> **PROBLEM STATEMENT**: Repeat every line of the listing below exactly, minus the pictures.

> **STORED DATA**:
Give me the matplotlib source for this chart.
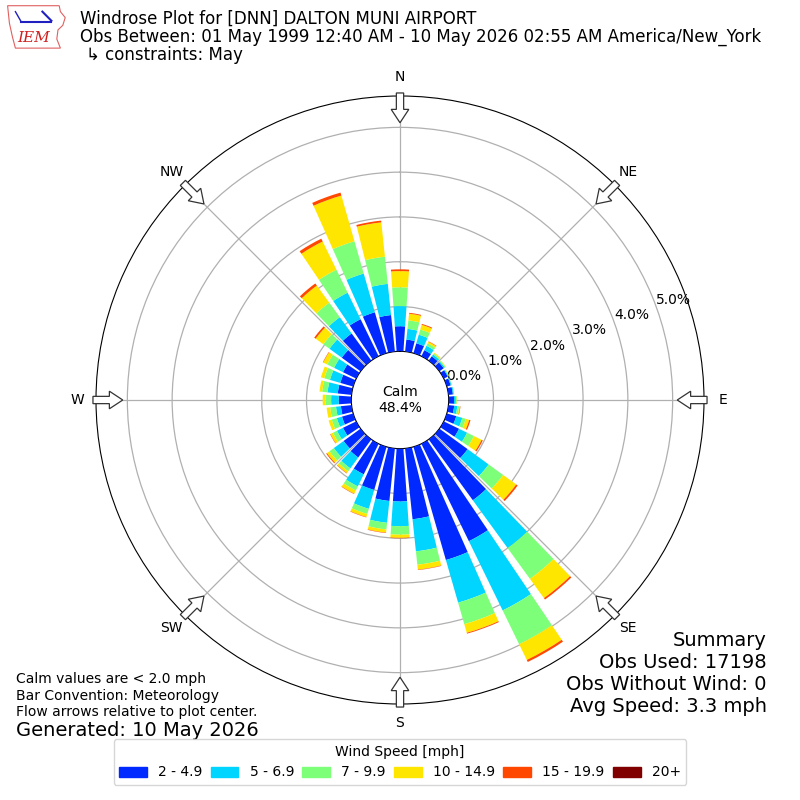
import numpy as np
import matplotlib
matplotlib.use("Agg")
import matplotlib.pyplot as plt
from matplotlib.patches import FancyArrow, Patch, Polygon

# wind direction bins (degrees, meteorological "from")
directions = np.arange(0, 360, 10)

# percent of observations per speed bin, per direction
spd_2_5 = [0.56, 0.27, 0.23, 0.15, 0.12, 0.12, 0.10, 0.09, 0.10, 0.12,
           0.13, 0.22, 0.38, 0.78, 1.68, 2.42, 2.63, 1.59, 1.18, 1.18,
           1.00, 0.76, 0.50, 0.47, 0.33, 0.26, 0.24, 0.28, 0.31, 0.30,
           0.33, 0.52, 0.75, 0.92, 0.95, 0.82]
spd_5_7 = [0.45, 0.24, 0.20, 0.11, 0.05, 0.03, 0.02, 0.02, 0.02, 0.04,
           0.07, 0.14, 0.20, 0.58, 1.32, 1.72, 0.99, 0.72, 0.55, 0.49,
           0.44, 0.30, 0.30, 0.27, 0.15, 0.12, 0.11, 0.17, 0.23, 0.24,
           0.22, 0.34, 0.45, 0.66, 0.90, 0.70]
spd_7_10 = [0.42, 0.19, 0.12, 0.06, 0.03, 0.02, 0.01, 0.01, 0.01, 0.02,
            0.04, 0.08, 0.17, 0.40, 0.85, 0.84, 0.50, 0.30, 0.19, 0.15,
            0.12, 0.10, 0.08, 0.12, 0.10, 0.12, 0.13, 0.12, 0.12, 0.13,
            0.17, 0.17, 0.40, 0.57, 0.75, 0.61]
spd_10_15 = [0.36, 0.15, 0.11, 0.04, 0.02, 0.01, 0.01, 0.00, 0.00, 0.01,
             0.02, 0.08, 0.19, 0.36, 0.53, 0.39, 0.20, 0.11, 0.07, 0.07,
             0.07, 0.08, 0.05, 0.07, 0.06, 0.07, 0.08, 0.07, 0.06, 0.08,
             0.10, 0.21, 0.47, 0.70, 1.06, 0.77]
spd_15_20 = [0.04, 0.02, 0.02, 0.01, 0.00, 0.00, 0.00, 0.00, 0.00, 0.00,
             0.01, 0.03, 0.03, 0.04, 0.04, 0.05, 0.02, 0.01, 0.01, 0.01,
             0.01, 0.01, 0.01, 0.02, 0.01, 0.00, 0.00, 0.00, 0.00, 0.00,
             0.01, 0.04, 0.06, 0.07, 0.07, 0.04]
spd_20p = [0.0] * 36

speed_labels = ["2 - 4.9", "5 - 6.9", "7 - 9.9", "10 - 14.9", "15 - 19.9", "20+"]
compass = ["N", "NE", "E", "SE", "S", "SW", "W", "NW"]
rticks = [0, 1, 2, 3, 4, 5]
calm_pct = 48.4


def draw():
    fig = plt.figure(figsize=(8, 8), dpi=100)
    ax = fig.add_axes([0.12, 0.12, 0.76, 0.76], projection="polar")
    ax.set_theta_zero_location("N")
    ax.set_theta_direction(-1)
    ax.set_rorigin(-1.087)
    ax.set_ylim(0, 5.70)

    colors = plt.get_cmap("jet")(np.arange(1, 7) / 6.0)
    series = [spd_2_5, spd_5_7, spd_7_10, spd_10_15, spd_15_20, spd_20p]
    theta = np.deg2rad(directions)
    base = np.zeros(len(directions))
    for vals, col in zip(series, colors):
        vals = np.array(vals)
        ax.bar(theta, vals, width=np.deg2rad(8), bottom=base, color=col,
               linewidth=0, zorder=3)
        base = base + vals

    ax.set_thetagrids(range(0, 360, 45), labels=compass)
    ax.tick_params(axis="x", pad=3, labelsize=10)
    ax.set_yticks(rticks)
    ax.set_yticklabels(["%.1f%%" % v for v in rticks])
    ax.set_rlabel_position(70)
    ax.grid(True, color="#b0b0b0", lw=0.9)

    ax.text(0.5, 0.5, "Calm\n%.1f%%" % calm_pct, transform=ax.transAxes,
            ha="center", va="center", fontsize=10, zorder=6)

    # flow arrows on the rim
    for deg in range(0, 360, 45):
        a = np.deg2rad(deg)
        r0, r1 = 0.505, 0.456
        x0 = 0.5 + r0 * np.sin(a)
        y0 = 0.5 + r0 * np.cos(a)
        dx = (r1 - r0) * np.sin(a)
        dy = (r1 - r0) * np.cos(a)
        arr = FancyArrow(x0, y0, dx, dy, width=0.012, head_width=0.029,
                         head_length=0.022, length_includes_head=True,
                         transform=ax.transAxes, fc="white", ec="#333333",
                         lw=0.9, clip_on=False, zorder=10)
        ax.add_patch(arr)

    # titles
    fig.text(0.1, 1 - 19 / 800., "Windrose Plot for [DNN] DALTON MUNI AIRPORT",
             fontsize=12, va="center")
    fig.text(0.1, 1 - 37 / 800.,
             "Obs Between: 01 May 1999 12:40 AM - 10 May 2026 02:55 AM America/New_York",
             fontsize=12, va="center")
    fig.text(0.108, 1 - 55 / 800., "\u21b3 constraints: May", fontsize=12, va="center")

    # logo
    lax = fig.add_axes([0.008, 0.937, 0.075, 0.057])
    lax.set_xlim(0, 1)
    lax.set_ylim(0, 1)
    lax.axis("off")
    lax.add_patch(Polygon([[0.02, 0.98], [0.88, 0.98], [0.9, 0.85], [0.98, 0.72],
                           [0.94, 0.55], [0.86, 0.45], [0.84, 0.25], [0.9, 0.05],
                           [0.15, 0.05], [0.1, 0.3], [0.05, 0.6]],
                          closed=True, fill=False, ec="#e06060", lw=0.8))
    lax.plot([0.25, 0.75], [0.62, 0.62], color="#2020c0", lw=1.5)
    lax.plot([0.6, 0.75], [0.85, 0.65], color="#2020c0", lw=1.5)
    lax.plot([0.25, 0.15], [0.62, 0.85], color="#2020c0", lw=1)
    lax.text(0.45, 0.28, "IEM", color="#d02020", fontsize=11, family="serif",
             style="italic", ha="center", va="center")

    # notes
    fig.text(0.02, 1 - 679 / 800., "Calm values are < 2.0 mph", fontsize=10, va="center")
    fig.text(0.02, 1 - 696 / 800., "Bar Convention: Meteorology", fontsize=10, va="center")
    fig.text(0.02, 1 - 712 / 800., "Flow arrows relative to plot center.", fontsize=10,
             va="center")
    fig.text(0.02, 1 - 730 / 800., "Generated: 10 May 2026", fontsize=14, va="center")

    summary = ["Summary", "Obs Used: 17198", "Obs Without Wind: 0", "Avg Speed: 3.3 mph"]
    for i, s in enumerate(summary):
        fig.text(767 / 800., 1 - (640 + 22 * i) / 800., s, fontsize=14,
                 ha="right", va="center")

    handles = [Patch(color=c) for c in colors]
    fig.legend(handles, speed_labels, loc="lower center", ncol=6,
               bbox_to_anchor=(0.5, 0.01), title="Wind Speed [mph]",
               fontsize=10, title_fontsize=10, columnspacing=0.6)

    fig.savefig("out.png", dpi=100)


if __name__ == "__main__":
    draw()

> **EXERCISE OUTPUT**:
Give me the matplotlib source for this chart.
import numpy as np
import matplotlib
matplotlib.use("Agg")
import matplotlib.pyplot as plt
from matplotlib.patches import FancyArrow, Patch, Polygon

# wind direction bins (degrees, meteorological "from")
directions = np.arange(0, 360, 10)

# percent of observations per speed bin, per direction
spd_2_5 = [0.56, 0.27, 0.23, 0.15, 0.12, 0.12, 0.10, 0.09, 0.10, 0.12,
           0.13, 0.22, 0.38, 0.78, 1.68, 2.42, 2.63, 1.59, 1.18, 1.18,
           1.00, 0.76, 0.50, 0.47, 0.33, 0.26, 0.24, 0.28, 0.31, 0.30,
           0.33, 0.52, 0.75, 0.92, 0.95, 0.82]
spd_5_7 = [0.45, 0.24, 0.20, 0.11, 0.05, 0.03, 0.02, 0.02, 0.02, 0.04,
           0.07, 0.14, 0.20, 0.58, 1.32, 1.72, 0.99, 0.72, 0.55, 0.49,
           0.44, 0.30, 0.30, 0.27, 0.15, 0.12, 0.11, 0.17, 0.23, 0.24,
           0.22, 0.34, 0.45, 0.66, 0.90, 0.70]
spd_7_10 = [0.42, 0.19, 0.12, 0.06, 0.03, 0.02, 0.01, 0.01, 0.01, 0.02,
            0.04, 0.08, 0.17, 0.40, 0.85, 0.84, 0.50, 0.30, 0.19, 0.15,
            0.12, 0.10, 0.08, 0.12, 0.10, 0.12, 0.13, 0.12, 0.12, 0.13,
            0.17, 0.17, 0.40, 0.57, 0.75, 0.61]
spd_10_15 = [0.36, 0.15, 0.11, 0.04, 0.02, 0.01, 0.01, 0.00, 0.00, 0.01,
             0.02, 0.08, 0.19, 0.36, 0.53, 0.39, 0.20, 0.11, 0.07, 0.07,
             0.07, 0.08, 0.05, 0.07, 0.06, 0.07, 0.08, 0.07, 0.06, 0.08,
             0.10, 0.21, 0.47, 0.70, 1.06, 0.77]
spd_15_20 = [0.04, 0.02, 0.02, 0.01, 0.00, 0.00, 0.00, 0.00, 0.00, 0.00,
             0.01, 0.03, 0.03, 0.04, 0.04, 0.05, 0.02, 0.01, 0.01, 0.01,
             0.01, 0.01, 0.01, 0.02, 0.01, 0.00, 0.00, 0.00, 0.00, 0.00,
             0.01, 0.04, 0.06, 0.07, 0.07, 0.04]
spd_20p = [0.0] * 36

speed_labels = ["2 - 4.9", "5 - 6.9", "7 - 9.9", "10 - 14.9", "15 - 19.9", "20+"]
compass = ["N", "NE", "E", "SE", "S", "SW", "W", "NW"]
rticks = [0, 1, 2, 3, 4, 5]
calm_pct = 48.4


def draw():
    fig = plt.figure(figsize=(8, 8), dpi=100)
    ax = fig.add_axes([0.12, 0.12, 0.76, 0.76], projection="polar")
    ax.set_theta_zero_location("N")
    ax.set_theta_direction(-1)
    ax.set_rorigin(-1.087)
    ax.set_ylim(0, 5.70)

    colors = plt.get_cmap("jet")(np.arange(1, 7) / 6.0)
    series = [spd_2_5, spd_5_7, spd_7_10, spd_10_15, spd_15_20, spd_20p]
    theta = np.deg2rad(directions)
    base = np.zeros(len(directions))
    for vals, col in zip(series, colors):
        vals = np.array(vals)
        ax.bar(theta, vals, width=np.deg2rad(8), bottom=base, color=col,
               linewidth=0, zorder=3)
        base = base + vals

    ax.set_thetagrids(range(0, 360, 45), labels=compass)
    ax.tick_params(axis="x", pad=3, labelsize=10)
    ax.set_yticks(rticks)
    ax.set_yticklabels(["%.1f%%" % v for v in rticks])
    ax.set_rlabel_position(70)
    ax.grid(True, color="#b0b0b0", lw=0.9)

    ax.text(0.5, 0.5, "Calm\n%.1f%%" % calm_pct, transform=ax.transAxes,
            ha="center", va="center", fontsize=10, zorder=6)

    # flow arrows on the rim
    for deg in range(0, 360, 45):
        a = np.deg2rad(deg)
        r0, r1 = 0.505, 0.456
        x0 = 0.5 + r0 * np.sin(a)
        y0 = 0.5 + r0 * np.cos(a)
        dx = (r1 - r0) * np.sin(a)
        dy = (r1 - r0) * np.cos(a)
        arr = FancyArrow(x0, y0, dx, dy, width=0.012, head_width=0.029,
                         head_length=0.022, length_includes_head=True,
                         transform=ax.transAxes, fc="white", ec="#333333",
                         lw=0.9, clip_on=False, zorder=10)
        ax.add_patch(arr)

    # titles
    fig.text(0.1, 1 - 19 / 800., "Windrose Plot for [DNN] DALTON MUNI AIRPORT",
             fontsize=12, va="center")
    fig.text(0.1, 1 - 37 / 800.,
             "Obs Between: 01 May 1999 12:40 AM - 10 May 2026 02:55 AM America/New_York",
             fontsize=12, va="center")
    fig.text(0.108, 1 - 55 / 800., "\u21b3 constraints: May", fontsize=12, va="center")

    # logo
    lax = fig.add_axes([0.008, 0.937, 0.075, 0.057])
    lax.set_xlim(0, 1)
    lax.set_ylim(0, 1)
    lax.axis("off")
    lax.add_patch(Polygon([[0.02, 0.98], [0.88, 0.98], [0.9, 0.85], [0.98, 0.72],
                           [0.94, 0.55], [0.86, 0.45], [0.84, 0.25], [0.9, 0.05],
                           [0.15, 0.05], [0.1, 0.3], [0.05, 0.6]],
                          closed=True, fill=False, ec="#e06060", lw=0.8))
    lax.plot([0.25, 0.75], [0.62, 0.62], color="#2020c0", lw=1.5)
    lax.plot([0.6, 0.75], [0.85, 0.65], color="#2020c0", lw=1.5)
    lax.plot([0.25, 0.15], [0.62, 0.85], color="#2020c0", lw=1)
    lax.text(0.45, 0.28, "IEM", color="#d02020", fontsize=11, family="serif",
             style="italic", ha="center", va="center")

    # notes
    fig.text(0.02, 1 - 679 / 800., "Calm values are < 2.0 mph", fontsize=10, va="center")
    fig.text(0.02, 1 - 696 / 800., "Bar Convention: Meteorology", fontsize=10, va="center")
    fig.text(0.02, 1 - 712 / 800., "Flow arrows relative to plot center.", fontsize=10,
             va="center")
    fig.text(0.02, 1 - 730 / 800., "Generated: 10 May 2026", fontsize=14, va="center")

    summary = ["Summary", "Obs Used: 17198", "Obs Without Wind: 0", "Avg Speed: 3.3 mph"]
    for i, s in enumerate(summary):
        fig.text(767 / 800., 1 - (640 + 22 * i) / 800., s, fontsize=14,
                 ha="right", va="center")

    handles = [Patch(color=c) for c in colors]
    fig.legend(handles, speed_labels, loc="lower center", ncol=6,
               bbox_to_anchor=(0.5, 0.01), title="Wind Speed [mph]",
               fontsize=10, title_fontsize=10, columnspacing=0.6)

    fig.savefig("out.png", dpi=100)


if __name__ == "__main__":
    draw()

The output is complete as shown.